Mentre si infittisce il giallo delle polizze e Virginia Raggi promette di denunciare il suo ex fedelissimo Salvatore Romeo, è il nodo stadio a tenere banco. Alla rivolta della maggioranza grillina che fiuta l’inganno di una giravolta sulla linea del no, dopo l’annuncio di un preaccordo su Tor di Valle, fa da contraltare una manifestazione pro sindaca indetta per oggi. Un sit-in dalle 16 alle 19 davanti al Campidoglio all’insegna dello slogan “Virginia non sei sola”. Un bagno di folla per rintuzzare gli attacchi e riaffermare la leadership fiaccata dall’inchiesta e dalle polemiche sul nuovo impianto sportivo.

Per gli ortodossi, quello della giunta Raggi è un vero voltafaccia al quale non intendono rassegnarsi e chiedono l’annullamento della delibera comunale che dà il via libera all’arena. Pur frenando, rispetto alle dichiarazioni del suo vice, Luca Bergamo che era apparso decisamente ottimista, la sindaca ha avallato l’operato dei delegati alla trattativa ma ora starebbe considerando una concessione al fronte dei duri.

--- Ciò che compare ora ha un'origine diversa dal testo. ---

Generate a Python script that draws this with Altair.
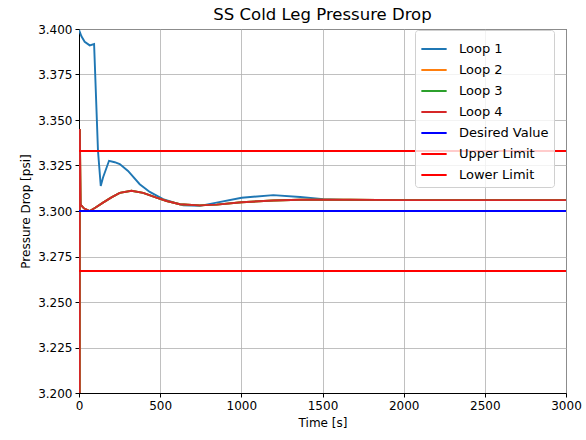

Riepilogando: sul tappeto c’è il sì con il rischio di pedere pezzi, dall’altro il no con il concreto pericolo di esporre l’amministrazione e i singoli a una causa con conseguenti danni che la Roma ha già ventilato.

Per questo, al tavolo delle trattative con gli imprenditori, il Comune ha chiesto di rivedere le cubature, con conseguente riduzione del cemento. Un lavoro di lima che però mette a repentaglio l’intero pacchetto. A ogni opera che interessa i privati fa da bilanciamento infatti un lavoro pubblico nell’interesse della città. Meno cemento per i privati significa dunque meno opere. E questo metterebbe in pericolo l’efficacia della delibera che non prevedeva ulteriori margini di trattativa.

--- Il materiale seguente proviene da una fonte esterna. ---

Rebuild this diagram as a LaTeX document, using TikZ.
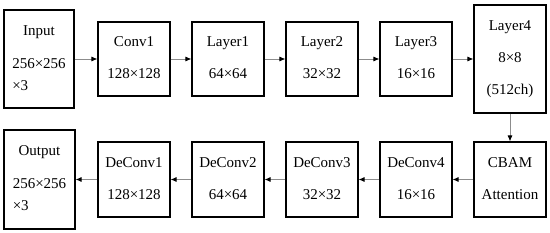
\documentclass[tikz,border=0pt]{standalone}
\usepackage{fontspec}
\setmainfont{Liberation Serif}
\usetikzlibrary{arrows.meta}
\definecolor{linegris}{HTML}{8C8C8C}

\newcommand{\cellc}[1]{\raisebox{3pt}{\begin{tabular}{@{}c@{}}#1\end{tabular}}}
\newcommand{\celll}[1]{\raisebox{3pt}{\begin{tabular}{@{}l@{}}#1\end{tabular}}}

\tikzset{
  blk/.style={draw=black,line width=1.1pt,fill=white,align=center,
              inner sep=0pt,minimum width=72pt,minimum height=74pt,
              font=\fontsize{15}{18}\selectfont},
  flow/.style={draw=linegris,line width=0.9pt,
               -{Latex[length=6pt,width=5pt,black]}}
}

\begin{document}
\begin{tikzpicture}[x=1pt,y=-1pt]
  \useasboundingbox (0,0) rectangle (550,233);
  % encoder
  \node[blk,minimum width=70pt,minimum height=98pt] (input) at (39,59)
    {\celll{\multicolumn{1}{@{}c@{}}{Input}\\[15pt]
      256\texttimes256\\[4pt]\texttimes3}};
  \node[blk] (conv1)  at (134,59) {\cellc{Conv1\\[14pt]128\texttimes128}};
  \node[blk] (layer1) at (228,59) {\cellc{Layer1\\[14pt]64\texttimes64}};
  \node[blk] (layer2) at (322,59) {\cellc{Layer2\\[14pt]32\texttimes32}};
  \node[blk] (layer3) at (416,59) {\cellc{Layer3\\[14pt]16\texttimes16}};
  \node[blk,minimum height=108pt] (layer4) at (510,59)
    {\cellc{Layer4\\[14pt]8\texttimes8\\[14pt](512ch)}};
  % attention + decoder
  \node[blk,minimum height=75pt] (cbam) at (510,179.5) {\cellc{CBAM\\[14pt]Attention}};
  \node[blk,minimum height=75pt] (deconv4) at (416,179.5) {\cellc{DeConv4\\[14pt]16\texttimes16}};
  \node[blk,minimum height=75pt] (deconv3) at (322,179.5) {\cellc{DeConv3\\[14pt]32\texttimes32}};
  \node[blk,minimum height=75pt] (deconv2) at (228,179.5) {\cellc{DeConv2\\[14pt]64\texttimes64}};
  \node[blk,minimum height=75pt] (deconv1) at (134,179.5) {\cellc{DeConv1\\[14pt]128\texttimes128}};
  \node[blk,minimum width=71pt,minimum height=99pt] (output) at (39.5,179.5)
    {\celll{\multicolumn{1}{@{}c@{}}{Output}\\[15pt]
      256\texttimes256\\[4pt]\texttimes3}};
  % connectors
  \draw[flow] (input) -- (conv1);
  \draw[flow] (conv1) -- (layer1);
  \draw[flow] (layer1) -- (layer2);
  \draw[flow] (layer2) -- (layer3);
  \draw[flow] (layer3) -- (layer4);
  \draw[flow] (layer4) -- (cbam);
  \draw[flow] (cbam) -- (deconv4);
  \draw[flow] (deconv4) -- (deconv3);
  \draw[flow] (deconv3) -- (deconv2);
  \draw[flow] (deconv2) -- (deconv1);
  \draw[flow] (deconv1) -- (output);
\end{tikzpicture}
\end{document}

Per sfilarsi, il Comune dovrebbe percorrere la strada dell’annullamento della delibera che, stando al parere richiesto dai duri dell’M5S metterebbe al riparo da eventuali richieste di risarcimento danni. Prima di esplorare questa ipotesi la sindaca vorrebbe però il conforto dell’avvocatura capitolina. Ossia un bollo ufficiale che le consentirebbe di disdettare ogni dialogo sullo stadio e di dormire sonni tranquilli in caso di eventuale rivalsa della Roma.

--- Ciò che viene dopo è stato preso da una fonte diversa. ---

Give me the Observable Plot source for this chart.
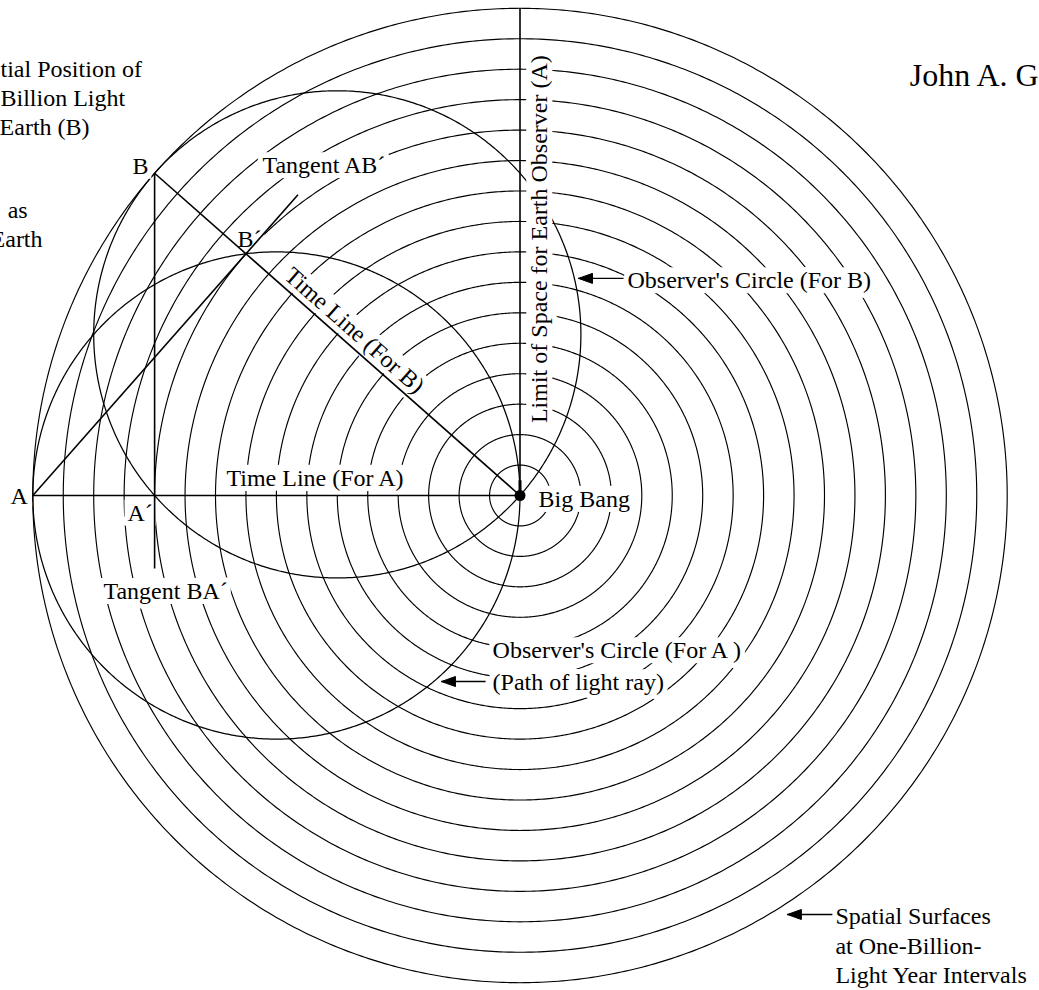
<!DOCTYPE html>
<html><head><meta charset="utf-8">
<script src="https://cdn.jsdelivr.net/npm/d3@7"></script>
<script src="https://cdn.jsdelivr.net/npm/@observablehq/plot@0.6"></script>
<style>body{margin:0;background:#fff;}</style>
</head><body><div id="chart"></div>
<script>
// ---- Data (units: billions of light years; Big Bang at the origin) ----
const spatialSurfaceRadii = [1,2,3,4,5,6,7,8,9,10,11,12,13,14,15,16];
const universeRadius = 16;
const observerA = [-16, 0];
const observerBAngleDeg = 138.59;      // angular position of B on the outer surface
const tangentABExtension = 1.244;      // tangent A->B' drawn a little past B'
const tangentBABottom = -2.4;          // tangent B->A' drawn a little below A'

const labelsStart = [
  {text: "A", x: -16.73, y: -0.03},
  {text: "A´", x: -12.89, y: -0.57},
  {text: "B", x: -12.73, y: 10.82},
  {text: "B´", x: -9.28, y: 8.42},
  {text: "Tangent AB´", x: -8.46, y: 10.84},
  {text: "Time Line (For A)", x: -9.64, y: 0.575},
  {text: "Big Bang", x: 0.61, y: -0.115},
  {text: "Observer's Circle (For B)", x: 3.53, y: 7.06},
  {text: "Observer's Circle (For A )", x: -0.90, y: -5.09},
  {text: "(Path of light ray)", x: -0.90, y: -6.14},
  {text: "Tangent BA´", x: -13.68, y: -3.14},
  {text: "tial Position of", x: -17.06, y: 14.01},
  {text: "Billion Light", x: -17.06, y: 13.04},
  {text: "Earth (B)", x: -17.09, y: 12.10},
  {text: "Spatial Surfaces", x: 10.36, y: -13.81},
  {text: "at One-Billion-", x: 10.36, y: -14.80},
  {text: "Light Year Intervals", x: 10.36, y: -15.75}
];
const labelsEnd = [
  {text: "as", x: -16.17, y: 9.38},
  {text: "Earth", x: -15.68, y: 8.42}
];
const labelsRotated = [
  {text: "Limit of Space for Earth Observer (A)", x: 0.64, y: 8.42, rotate: -90},
  {text: "Time Line (For B)", x: -5.435, y: 5.42, rotate: 41.4}
];
const titleLabel = [{text: "John A. G", x: 12.80, y: 13.78}];
const arrows = [
  {id: "forB", tip: [1.92, 7.13], tail: [3.40, 7.13]},
  {id: "light", tip: [-2.58, -6.11], tail: [-1.13, -6.11]},
  {id: "surfaces", tip: [8.78, -13.76], tail: [10.26, -13.76]}
];

// ---- Derived geometry ----
const th = observerBAngleDeg * Math.PI / 180;
const B = [universeRadius * Math.cos(th), universeRadius * Math.sin(th)];
// projection of A onto line O-B gives B'
const proj = observerA[0] * Math.cos(th) + observerA[1] * Math.sin(th);
const Bprime = [proj * Math.cos(th), proj * Math.sin(th)];
const tanEnd = [observerA[0] + tangentABExtension * (Bprime[0] - observerA[0]),
                observerA[1] + tangentABExtension * (Bprime[1] - observerA[1])];

function circlePts(cx, cy, r, id) {
  return d3.range(0, 721).map(i => {
    const a = i / 720 * 2 * Math.PI;
    return {x: cx + r * Math.cos(a), y: cy + r * Math.sin(a), id};
  });
}
const surfaces = spatialSurfaceRadii.flatMap(r => circlePts(0, 0, r, "s" + r));
const circleA = circlePts(observerA[0] / 2, observerA[1] / 2, universeRadius / 2, "A");
const circleB = circlePts(B[0] / 2, B[1] / 2, universeRadius / 2, "B");

const segments = [
  {x1: observerA[0], y1: observerA[1], x2: 0, y2: 0},          // time line A
  {x1: B[0], y1: B[1], x2: 0, y2: 0},                          // time line B
  {x1: 0, y1: 0, x2: 0, y2: universeRadius},                   // limit of space
  {x1: B[0], y1: B[1], x2: B[0], y2: tangentBABottom},         // tangent BA'
  {x1: observerA[0], y1: observerA[1], x2: tanEnd[0], y2: tanEnd[1]} // tangent AB'
];

const headLen = 0.46, headHalf = 0.165;
const arrowHeads = arrows.flatMap(a => {
  const dx = a.tail[0] - a.tip[0], dy = a.tail[1] - a.tip[1];
  const L = Math.hypot(dx, dy), ux = dx / L, uy = dy / L;
  const bx = a.tip[0] + headLen * ux, by = a.tip[1] + headLen * uy;
  return [
    {x: a.tip[0], y: a.tip[1], id: a.id},
    {x: bx - headHalf * uy, y: by + headHalf * ux, id: a.id},
    {x: bx + headHalf * uy, y: by - headHalf * ux, id: a.id},
    {x: a.tip[0], y: a.tip[1], id: a.id}
  ];
});

const font = "'Liberation Serif', 'Times New Roman', serif";
const fs = 24;
const gap = {fill: "white", stroke: "white", strokeWidth: 10, strokeLinejoin: "round"};

const chart = Plot.plot({
  width: 1039, height: 990, margin: 0,
  x: {domain: [-17.061, 17.061], axis: null},
  y: {domain: [-16.256, 16.256], axis: null},
  style: {background: "white"},
  marks: [
    Plot.line(surfaces, {x: "x", y: "y", z: "id", stroke: "black", strokeWidth: 1.15}),
    Plot.line(circleB, {x: "x", y: "y", z: "id", stroke: "black", strokeWidth: 1.25}),
    // white gaps in the surfaces around the labels
    Plot.text(labelsStart, {x: "x", y: "y", text: "text", textAnchor: "start", fontSize: fs, fontFamily: font, ...gap}),
    Plot.text(labelsEnd, {x: "x", y: "y", text: "text", textAnchor: "end", fontSize: fs, fontFamily: font, ...gap}),
    Plot.text(labelsRotated, {x: "x", y: "y", text: "text", rotate: "rotate", textAnchor: "middle", fontSize: fs, fontFamily: font, ...gap}),
    Plot.line(circleA, {x: "x", y: "y", z: "id", stroke: "black", strokeWidth: 1.25}),
    Plot.link(segments, {x1: "x1", y1: "y1", x2: "x2", y2: "y2", stroke: "black", strokeWidth: 1.6}),
    Plot.link(arrows, {x1: d => d.tip[0], y1: d => d.tip[1], x2: d => d.tail[0], y2: d => d.tail[1], stroke: "black", strokeWidth: 1.4}),
    Plot.line(arrowHeads, {x: "x", y: "y", z: "id", fill: "black", stroke: "black", strokeWidth: 1}),
    Plot.link([{x1: 0, y1: 0, x2: 0, y2: 0.5}], {x1: "x1", y1: "y1", x2: "x2", y2: "y2", stroke: "black", strokeWidth: 3}),
    Plot.dot([{x: 0, y: 0}], {x: "x", y: "y", r: 5.5, fill: "black", stroke: "none"}),
    Plot.text(labelsStart, {x: "x", y: "y", text: "text", textAnchor: "start", fontSize: fs, fontFamily: font, fill: "black"}),
    Plot.text(labelsEnd, {x: "x", y: "y", text: "text", textAnchor: "end", fontSize: fs, fontFamily: font, fill: "black"}),
    Plot.text(labelsRotated, {x: "x", y: "y", text: "text", rotate: "rotate", textAnchor: "middle", fontSize: fs, fontFamily: font, fill: "black"}),
    Plot.text(titleLabel, {x: "x", y: "y", text: "text", textAnchor: "start", fontSize: 32, fontFamily: font, fill: "black"})
  ]
});
document.getElementById("chart").appendChild(chart);

// give each gap label a clean white box (like the cut-outs in the original drawing)
const NS = "http://www.w3.org/2000/svg";
chart.querySelectorAll('g[fill="white"] text').forEach(t => {
  let b;
  try { b = t.getBBox(); } catch (e) { return; }
  if (!b || !b.width) return;
  const r = document.createElementNS(NS, "rect");
  r.setAttribute("x", b.x - 3);
  r.setAttribute("y", -0.55 * fs);
  r.setAttribute("width", b.width + 6);
  r.setAttribute("height", 1.08 * fs);
  const tr = t.getAttribute("transform");
  if (tr) r.setAttribute("transform", tr);
  r.setAttribute("fill", "white");
  r.setAttribute("stroke", "none");
  t.parentNode.insertBefore(r, t);
});
</script>
</body></html>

Ora, se per i legali interpellati dal cosiddetto tavolo Urbanistica, l’organismo consultivo grillino sulla materia, la strada sempra assolutamente liscia, per l’avvocatura non sarebbe affatto così. E la questione potrebbe innescare un nuovo braccio di ferro tutt’altro che indolore tra la politica e la burocrazia capitolina. Ovviamente, se lo stadio saltasse, si arriverebbe al paradosso di conseguire il medesimo risultato ricercato dall’assessore Berdini, dimessosi un istante dopo l’annuncio del preaccordo con la Roma su cubature di gran lunga più elevate da quelle che lui stesso era disposto a tollerare.

Ma quella dell’annullamento, ammesso che si voglia gettare via tutto, rimane dunque l’unica strada percorribile. E non c’è parere che possa mettere al riparo dall’eventualità che sindaco e amministratori vengano chiamati a rispondere in prima persona del danno causato alle imprese impegnate nel progetto. Tuttavia la fibrillazione grillina è un terrmometro della posta in gioco e del banco di prova che attende Raggi e i suoi.

A conti fatti è un’ulteriore grana per i favorevoli allo stadio che allontana quantomeno il momento della stretta finale al tavolo della conferenza dei servizi del 3 marzo. Per Raggi un fine settimana giocato sulla caccia agli assessori per rimpolpare la giunta e scaricarsi dei dossier Urbanistica e Lavori pubblici e soprattutto trovare un escamotage per chiudere in un modo o nell’altro il capitolo stadio senza rischiare l’ennesima sconfessione.